Şiir farklı yorumlara, farklı algılama biçimlerine açık bir sanattır. Aynı şiir farklı kişilerde farklı duyarlılıklar yaratabilir. Hatta iyi şiir bunu başarabildiği ölçüde iyidir. Bu, şiirin çoklu anlam katmanlarına sahip olduğunu gösterir. Birkaç Porsiyon Hayat yemekler ve sosyal yaşam gibi birbiriyle uzak gözüken iki alanı kaynaştırırken aradaki bu mesafenin genişliği, yorumsal zenginliklere de olanak tanıyor. Böylelikle yazarken çok zor olan bir biçem, okunurken üretken bir forma kavuşabiliyor.

-Şiirimizde, yeme içme kültüründen beslenen örnekler var elbette. Hatta Gültekin Emre’nin hazırladığı, bu içerikteki şiirlerin bir araya getirildiği, "Yiyin Efendiler Yiyin/ Şiirli Sofralar Antolojisi" (Oğlak Yayınları, 2016) başlıklı bir kitap da yayımlanmıştı; ancak "Birkaç Porsiyon Hayat" dışında, "kitap oylumunda", konuyu anlamca bir ana yönelim olarak bütününde barındıran başka bir örnek yok. Geçmişteki birbirinden bağımsız örnekler ne ölçüde esinledi seni?

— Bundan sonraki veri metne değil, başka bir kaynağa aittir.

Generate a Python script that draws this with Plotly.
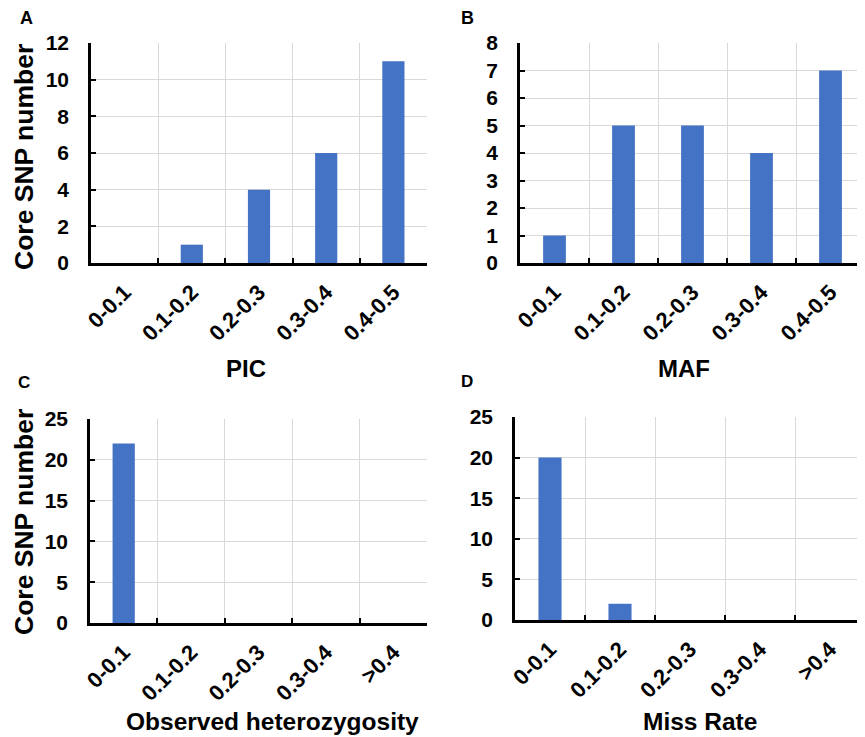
import plotly.graph_objects as go

# The page body has an 8px default margin, so the figure is drawn 8px in from
# the window's top-left corner; positions below are window pixels.
OFF = 8
WIN_W, WIN_H = 865, 737
W, H = WIN_W - OFF, WIN_H - OFF

cats_ab = ["0-0.1", "0.1-0.2", "0.2-0.3", "0.3-0.4", "0.4-0.5"]
cats_cd = ["0-0.1", "0.1-0.2", "0.2-0.3", "0.3-0.4", ">0.4"]
pic_values = [0, 1, 4, 6, 11]
maf_values = [1, 5, 5, 4, 7]
ho_values = [22, 0, 0, 0, 0]
miss_values = [20, 2, 0, 0, 0]

BAR = "#4472C4"
GRID = "#D9D9D9"
FONT = "Liberation Sans, Arial, sans-serif"

def px_x(a, b):
    return [max((a - OFF) / W, 0.0), min((b - OFF) / W, 1.0)]

def px_y(top, bottom):
    return [1 - (bottom - OFF) / H, 1 - (top - OFF) / H]

panels = [
    ("x", "y", cats_ab, pic_values, px_x(91, 427), px_y(43, 263), [0, 12], 2),
    ("x2", "y2", cats_ab, maf_values, px_x(520, 869), px_y(43, 263), [0, 8], 1),
    ("x3", "y3", cats_cd, ho_values, px_x(90, 427), px_y(419, 623), [0, 25], 5),
    ("x4", "y4", cats_cd, miss_values, px_x(515, 876), px_y(417, 620), [0, 25], 5),
]

fig = go.Figure()
layout = dict(
    width=W, height=H,
    margin=dict(l=0, r=0, t=0, b=0),
    paper_bgcolor="white", plot_bgcolor="white",
    showlegend=False,
    font=dict(family=FONT, color="black"),
    bargap=0.67,
)

for xa, ya, cats, vals, xd, yd, yr, dt in panels:
    fig.add_trace(go.Bar(x=cats, y=vals, xaxis=xa, yaxis=ya,
                         marker=dict(color=BAR, line=dict(width=0)),
                         hoverinfo="x+y"))
    xkey = "xaxis" if xa == "x" else "xaxis" + xa[1:]
    ykey = "yaxis" if ya == "y" else "yaxis" + ya[1:]
    layout[xkey] = dict(
        domain=xd, anchor=ya, type="category", automargin=False,
        tickson="boundaries", ticks="inside", ticklen=5, tickwidth=2, tickcolor="black",
        showline=True, linecolor="black", linewidth=2.5,
        showgrid=True, gridcolor=GRID, gridwidth=1,
        tickangle=-45, tickfont=dict(size=22, weight="bold", family=FONT),
        ticklabelstandoff=5,
        fixedrange=True,
    )
    layout[ykey] = dict(
        domain=yd, anchor=xa, range=yr, dtick=dt, tick0=0, automargin=False,
        ticks="inside", ticklen=5, tickwidth=2, tickcolor="black",
        showline=True, linecolor="black", linewidth=2.5,
        showgrid=True, gridcolor=GRID, gridwidth=1,
        zeroline=False,
        tickfont=dict(size=21, weight="bold", family=FONT),
        ticklabelstandoff=15,
        fixedrange=True,
    )

fig.update_layout(**layout)

def ann(text, x, y, size, angle=0):
    fig.add_annotation(text=text, x=(x - OFF) / W, y=1 - (y - OFF) / H,
                       xref="paper", yref="paper",
                       showarrow=False, textangle=angle,
                       font=dict(size=size, family=FONT, weight="bold", color="black"),
                       xanchor="center", yanchor="middle")

ann("A", 26, 18.5, 18)
ann("B", 467, 18.5, 18)
ann("C", 24, 382.5, 17)
ann("D", 467, 381.5, 17)
ann("Core SNP number", 24, 157, 26.5, -90)
ann("Core SNP number", 24, 522, 26.5, -90)
ann("PIC", 246, 368, 24)
ann("MAF", 684, 368, 24)
ann("Observed heterozygosity", 272, 721, 24.5)
ann("Miss Rate", 700, 721, 24.5)

fig.write_html("out.html")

Bu soru çok sık soruluyor bana. Her şey şiirin konusu olabilir, önemli olan ele aldığınız konunun şiir estetiği içerisinde özgün bir biçemle işlenmesi.  Bu bakımdan şu veya bu şiirde bir yemek imgesine ya da şu veya bu kitapta bir yemek şiirine rastlayabilirsiniz. Ancak Birkaç Porsiyon Hayat sadece yemekleri konu almıyor, yemek tarifleri ve isimleri biçemsel bir yapı kitapta. Kitabın ayırt edici tarafı, yemeklerin dünyasından toplumsal yaşama, toplumsal yaşamdan da yemeklerin dünyasına geçiş yapması, bu iki dünyayı sentezlemesidir.  Doğrusunu istersen bahsettiğin kitabı okumadım. On iki yıl önce başladığım bu şiirler yazılı bir metne referans olan şiirler değildir. Bahsettiğin kitabın yayın tarihinin 2016 olduğunu söylüyorsun oysa bu kitapta yer alan şiirlerden "Şişperek" şiiri on iki yıl önce Alaz dergisinde yayımlandı. Bunu takip eden dönemde Kurşun Kalem dergisinde "Negerek Böreği" şiirim yayımlandı. Deliler Teknesi dergisinde ise "Borani" şiirim yayımlandı. Şunu belirtmek isterim ki, bu kitabı yazarken hiçbir kitaptan ya da şiirden etkilenmem söz konusu olmadı. Bu durum kitabın özgünlüğünü de beraberinde getirdi. 

-Okuru bu söyleşi aracılığıyla kitabın konusunda biraz olsun aydınlattığımızı düşünüyorum; teşekkür ederim.

Rica ederim, ben teşekkür ederim.

*Dilek Özkan, "Birkaç Porsiyon Hayat", Kaos Çocuk Parkı Yayınları, Dip Serisi/ 7, 1. Baskı: Ankara, Aralık 2018, şiir.